Of mighty men and development drought

Published : Nov 05, 2004 00:00 IST

THE history of development in Marathwada has been strangely at odds with the number of people from the region gaining the highest positions of power. Three Chief Ministers, two Deputy Chief Ministers, two Union Home Ministers, and one Lok Sabha Speaker have been from this region in central Maharashtra. But for two - Gopinath Munde (Deputy Chief Minister) and Pramod Mahajan - the rest were all Congress leaders and included S.B. Chavan, Shivajirao Patil Nilangekar and Vilasrao Deshmukh (all Chief Ministers), and Sunderrao Solanke (Deputy Chief Minister). Chavan was also Union Home Minister. Present Union Home Minister Shivraj Patil had also served a term as Lok Sabha Speaker.
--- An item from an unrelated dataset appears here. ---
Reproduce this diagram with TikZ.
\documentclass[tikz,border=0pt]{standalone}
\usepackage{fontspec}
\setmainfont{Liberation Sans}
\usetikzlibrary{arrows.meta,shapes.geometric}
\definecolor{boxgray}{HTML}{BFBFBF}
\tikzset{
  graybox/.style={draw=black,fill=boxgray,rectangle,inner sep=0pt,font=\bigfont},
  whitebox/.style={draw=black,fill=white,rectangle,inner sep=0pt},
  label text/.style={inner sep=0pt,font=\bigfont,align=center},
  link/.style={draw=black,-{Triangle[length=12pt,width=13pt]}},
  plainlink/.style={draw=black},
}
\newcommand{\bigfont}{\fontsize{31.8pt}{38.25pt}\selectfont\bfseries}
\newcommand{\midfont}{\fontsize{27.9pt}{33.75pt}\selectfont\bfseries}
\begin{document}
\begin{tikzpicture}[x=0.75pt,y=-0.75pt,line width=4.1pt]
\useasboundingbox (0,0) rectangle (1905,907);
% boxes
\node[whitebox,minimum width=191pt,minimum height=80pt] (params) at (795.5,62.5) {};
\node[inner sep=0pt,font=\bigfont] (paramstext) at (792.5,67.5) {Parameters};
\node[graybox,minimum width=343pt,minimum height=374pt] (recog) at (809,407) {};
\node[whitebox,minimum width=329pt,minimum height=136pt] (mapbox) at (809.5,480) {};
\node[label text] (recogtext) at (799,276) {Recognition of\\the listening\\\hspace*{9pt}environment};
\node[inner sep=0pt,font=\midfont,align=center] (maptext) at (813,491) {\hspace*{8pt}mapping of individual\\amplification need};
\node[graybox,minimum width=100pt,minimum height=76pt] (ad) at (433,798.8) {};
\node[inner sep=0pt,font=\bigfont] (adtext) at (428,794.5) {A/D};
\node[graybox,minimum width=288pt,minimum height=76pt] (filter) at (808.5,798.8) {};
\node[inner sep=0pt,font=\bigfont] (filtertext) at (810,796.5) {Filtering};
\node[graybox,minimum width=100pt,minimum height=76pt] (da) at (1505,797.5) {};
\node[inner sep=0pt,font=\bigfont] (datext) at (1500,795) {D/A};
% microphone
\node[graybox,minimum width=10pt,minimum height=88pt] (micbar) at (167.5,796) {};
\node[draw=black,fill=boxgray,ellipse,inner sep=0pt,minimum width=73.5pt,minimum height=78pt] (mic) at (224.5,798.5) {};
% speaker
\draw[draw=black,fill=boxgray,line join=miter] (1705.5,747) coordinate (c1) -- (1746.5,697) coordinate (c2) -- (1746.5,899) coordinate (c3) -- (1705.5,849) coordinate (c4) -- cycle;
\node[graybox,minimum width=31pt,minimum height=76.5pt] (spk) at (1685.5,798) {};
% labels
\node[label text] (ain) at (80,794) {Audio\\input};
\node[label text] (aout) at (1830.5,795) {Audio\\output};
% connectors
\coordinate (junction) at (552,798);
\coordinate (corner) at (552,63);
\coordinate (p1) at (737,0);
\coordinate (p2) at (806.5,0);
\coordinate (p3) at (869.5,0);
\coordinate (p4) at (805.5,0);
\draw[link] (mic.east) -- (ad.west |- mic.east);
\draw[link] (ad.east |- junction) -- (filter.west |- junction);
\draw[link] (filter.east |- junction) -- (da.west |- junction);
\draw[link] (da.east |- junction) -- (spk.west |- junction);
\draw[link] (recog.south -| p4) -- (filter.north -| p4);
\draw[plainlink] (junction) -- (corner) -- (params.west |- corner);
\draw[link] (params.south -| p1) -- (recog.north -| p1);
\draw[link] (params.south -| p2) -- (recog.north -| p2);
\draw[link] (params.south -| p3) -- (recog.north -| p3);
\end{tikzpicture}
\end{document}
With such a line-up in the corridors of power one would imagine Marathawada to be a region of prosperity, but the opposite is true. Marathwada is known for stories of poverty, poor development and often, violent manifestations of social backwardness. It is a region where toil and struggle describe the daily lives of the people. The only real issue here is the desperate lack of water and four years of drought. Stories of enterprising non-governmental organisations and crusading villagers are numerous in Marathwada, their numbers perhaps an indication of just how little support the region has received from successive governments over the decades.
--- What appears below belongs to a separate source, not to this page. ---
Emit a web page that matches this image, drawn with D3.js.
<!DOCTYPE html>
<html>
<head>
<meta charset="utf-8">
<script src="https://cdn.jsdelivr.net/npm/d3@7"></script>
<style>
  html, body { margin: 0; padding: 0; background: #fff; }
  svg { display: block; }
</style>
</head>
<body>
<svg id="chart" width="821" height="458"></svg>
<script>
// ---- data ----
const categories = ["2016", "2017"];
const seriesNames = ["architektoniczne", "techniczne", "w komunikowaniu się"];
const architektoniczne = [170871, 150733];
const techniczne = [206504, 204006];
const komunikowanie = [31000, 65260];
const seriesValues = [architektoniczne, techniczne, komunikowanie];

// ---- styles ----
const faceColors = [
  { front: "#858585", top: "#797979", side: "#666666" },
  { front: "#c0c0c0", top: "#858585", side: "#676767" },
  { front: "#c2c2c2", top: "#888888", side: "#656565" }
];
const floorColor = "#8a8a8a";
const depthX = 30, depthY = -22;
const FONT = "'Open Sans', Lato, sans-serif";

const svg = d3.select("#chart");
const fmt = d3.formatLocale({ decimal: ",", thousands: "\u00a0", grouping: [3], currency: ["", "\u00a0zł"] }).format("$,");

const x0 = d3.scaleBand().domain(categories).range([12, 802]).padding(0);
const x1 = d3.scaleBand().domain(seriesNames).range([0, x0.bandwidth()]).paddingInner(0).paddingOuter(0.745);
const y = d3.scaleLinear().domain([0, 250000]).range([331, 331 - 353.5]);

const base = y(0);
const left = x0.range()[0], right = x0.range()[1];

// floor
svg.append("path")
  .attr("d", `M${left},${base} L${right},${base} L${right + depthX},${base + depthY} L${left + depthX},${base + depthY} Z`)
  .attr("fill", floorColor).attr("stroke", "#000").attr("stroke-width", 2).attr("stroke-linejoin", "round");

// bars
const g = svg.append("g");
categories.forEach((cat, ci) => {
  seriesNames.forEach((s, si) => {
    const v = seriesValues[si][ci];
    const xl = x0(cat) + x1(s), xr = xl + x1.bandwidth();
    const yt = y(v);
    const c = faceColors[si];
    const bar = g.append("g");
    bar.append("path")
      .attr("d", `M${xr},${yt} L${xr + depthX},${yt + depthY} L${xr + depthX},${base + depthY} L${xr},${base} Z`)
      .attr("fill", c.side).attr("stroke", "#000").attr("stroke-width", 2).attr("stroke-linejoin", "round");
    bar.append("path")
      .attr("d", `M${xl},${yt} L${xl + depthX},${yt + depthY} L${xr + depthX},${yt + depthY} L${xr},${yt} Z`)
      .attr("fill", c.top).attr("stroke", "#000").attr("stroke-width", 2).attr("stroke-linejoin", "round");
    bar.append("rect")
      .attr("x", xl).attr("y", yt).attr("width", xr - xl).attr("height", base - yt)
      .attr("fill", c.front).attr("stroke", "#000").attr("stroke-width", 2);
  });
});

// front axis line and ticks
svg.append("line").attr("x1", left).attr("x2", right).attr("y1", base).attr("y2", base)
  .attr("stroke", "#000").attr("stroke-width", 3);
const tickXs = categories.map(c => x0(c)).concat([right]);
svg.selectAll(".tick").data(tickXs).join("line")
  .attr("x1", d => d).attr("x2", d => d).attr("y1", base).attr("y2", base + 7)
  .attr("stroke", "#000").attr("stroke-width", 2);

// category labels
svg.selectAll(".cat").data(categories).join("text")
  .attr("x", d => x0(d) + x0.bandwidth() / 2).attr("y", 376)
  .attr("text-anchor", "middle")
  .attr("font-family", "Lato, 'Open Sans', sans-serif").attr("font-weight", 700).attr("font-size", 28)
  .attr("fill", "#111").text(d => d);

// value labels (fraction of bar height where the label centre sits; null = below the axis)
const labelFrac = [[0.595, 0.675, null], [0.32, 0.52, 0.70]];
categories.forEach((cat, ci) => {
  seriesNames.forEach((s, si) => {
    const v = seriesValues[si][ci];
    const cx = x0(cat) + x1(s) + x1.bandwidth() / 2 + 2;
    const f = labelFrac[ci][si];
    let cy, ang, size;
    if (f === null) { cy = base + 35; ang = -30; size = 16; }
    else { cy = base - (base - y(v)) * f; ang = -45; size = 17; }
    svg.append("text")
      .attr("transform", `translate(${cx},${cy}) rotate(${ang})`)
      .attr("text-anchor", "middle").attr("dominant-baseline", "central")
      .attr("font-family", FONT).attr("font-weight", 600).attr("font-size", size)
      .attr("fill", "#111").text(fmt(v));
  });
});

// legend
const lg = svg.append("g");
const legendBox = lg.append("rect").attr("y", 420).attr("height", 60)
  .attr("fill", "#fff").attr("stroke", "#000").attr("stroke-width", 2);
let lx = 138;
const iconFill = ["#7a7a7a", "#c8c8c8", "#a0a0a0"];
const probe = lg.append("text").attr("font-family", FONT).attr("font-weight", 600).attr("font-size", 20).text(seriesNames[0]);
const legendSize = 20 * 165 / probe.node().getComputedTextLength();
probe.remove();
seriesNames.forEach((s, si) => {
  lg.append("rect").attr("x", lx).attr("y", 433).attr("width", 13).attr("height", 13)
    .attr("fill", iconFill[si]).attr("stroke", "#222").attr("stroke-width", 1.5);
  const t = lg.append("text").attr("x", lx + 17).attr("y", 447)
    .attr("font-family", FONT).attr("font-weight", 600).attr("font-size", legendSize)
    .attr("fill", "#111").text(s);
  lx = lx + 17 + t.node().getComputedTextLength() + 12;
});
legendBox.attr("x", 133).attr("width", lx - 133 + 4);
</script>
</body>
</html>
Although the region has a plethora of big incomplete water projects, courtesy the government, it also boasts many small successful ones that are the result of people's initiatives. One such is in the tehsil of Asti Patoda. Tubewells are unofficially banned in Asti Patoda. The tehsil, which has had deficit rainfall for four years, is among the severely drought-affected regions in the State. After a reasonable-but-still-deficit monsoon this year a serious attempt is being made to recharge severely depleted groundwater sources. Hence, the decision not to sink borewells. The venture is too young for its outcome to be known, but villagers are confident that the water table will rise and their wells will be full once again.

While they admit that the phenomenon will be a long time in coming, it does not stop them from exploring water systems from Marathwada's past. Wells were the traditional water sources of the central Deccan region but the hard basalt geomorphology meant that they would dry up frequently or turn brackish. To prevent this, ancient rain harvesting systems concentrated on containing Marathwada's meagre annual rainfall of about 600 mm. Numerous earthern dams or bandharas were built across streams, creating a water supply even after the rains were over. Channels from the stored water led to fields.

The value of water was so great that those that undertook to build bandharas were given rent-free land. The system worked so well and got entrenched to the extent that certain tasks associated with it became hereditary jobs. The man who looked after the pats or channels was called the patkari or channel maintenance man. The main governing principle behind such systems was that water was publicly owned and to be used for the public good - an idea that people's initiatives across the region now are rediscovering.